Actually, the way it works is that it directs incoming phone calls to a subscriber by first attempting to locate the subscriber at the best guess location. If the best guess location does not successfully answer or is not attempted first, an alternate search method is used, usually searching the remaining numbers associated with the subscriber.

Anyway, here's the release:

SS8 Networks Granted New Patent for Enhancing Voice Processing

Expands Technology Leadership with System for Locating Subscribers Using "Best Guess" Algorithm

SAN JOSE, Calif. - July 20, 2004 - SS8 Networks, a leading developer of signaling and enhanced solutions for the telecommunications industry, announced today that it has been granted Patent No. 6,678,366 B1 by the U.S.
Patent and Trademark Office. The new patent, titled "System and Method for Locating Subscribers Using a Best Guess Location Algorithm," is a continuation of U.S. patent application Ser. No. 09/387,228, filed August 31, 1999. This telephony invention directs incoming phone calls to a subscriber by first attempting to locate the subscriber at the best guess location. If the best guess location does not successfully answer or is not attempted first, an alternate search method is used.

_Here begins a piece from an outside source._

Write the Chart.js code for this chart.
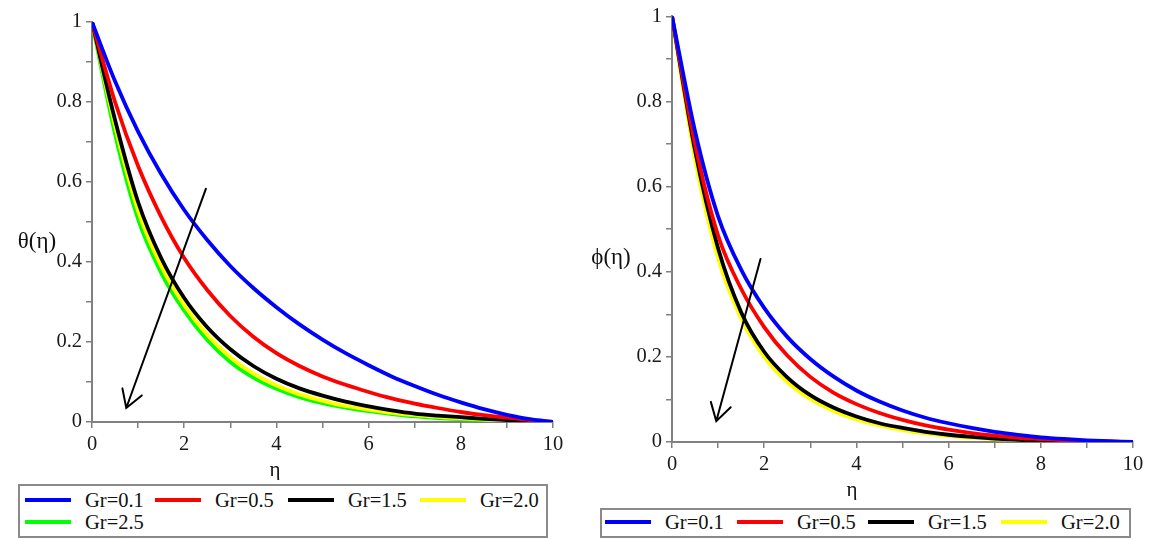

"The issuance of this patent reinforces SS8 Networks' technology leadership in the field of telecommunications," said SS8 Networks President and CEO Grant Wakelin. "We continue to make investments in technology for the benefit of our customers, and this patent expands and complements the many other signaling and voice and data processing inventions secured by the company."

With the best guess location (BGL) technology, the telephony service first attempts to reach the subscriber at the phone number where it last reached the subscriber to connect an incoming call. Otherwise, the telephony service will use an alternative method to poll the remaining numbers associated with the subscriber. Polling alternatives can be driven by the subscriber, who specifies the order of the telephone numbers to be polled, or by a history database, which computes the likelihood that the subscriber is located at a specified telephone number at a particular time.

The BGL technology also is applicable to other types of real-time communications, such as voice over IP (VoIP) telephone connections where the
subscriber is assigned an IP address instead of a telephone number. In
addition, the patent can be applied to other types of real-time communication systems, such as video/audio communication systems using Internet or other data network connections. In these systems, each subscriber would have a main IP address that is directed to a call/connection management system that then redirects each inbound connection request to one of a list of IP addresses associated with the subscriber, using the same techniques mentioned above for polling conventional telephone devices.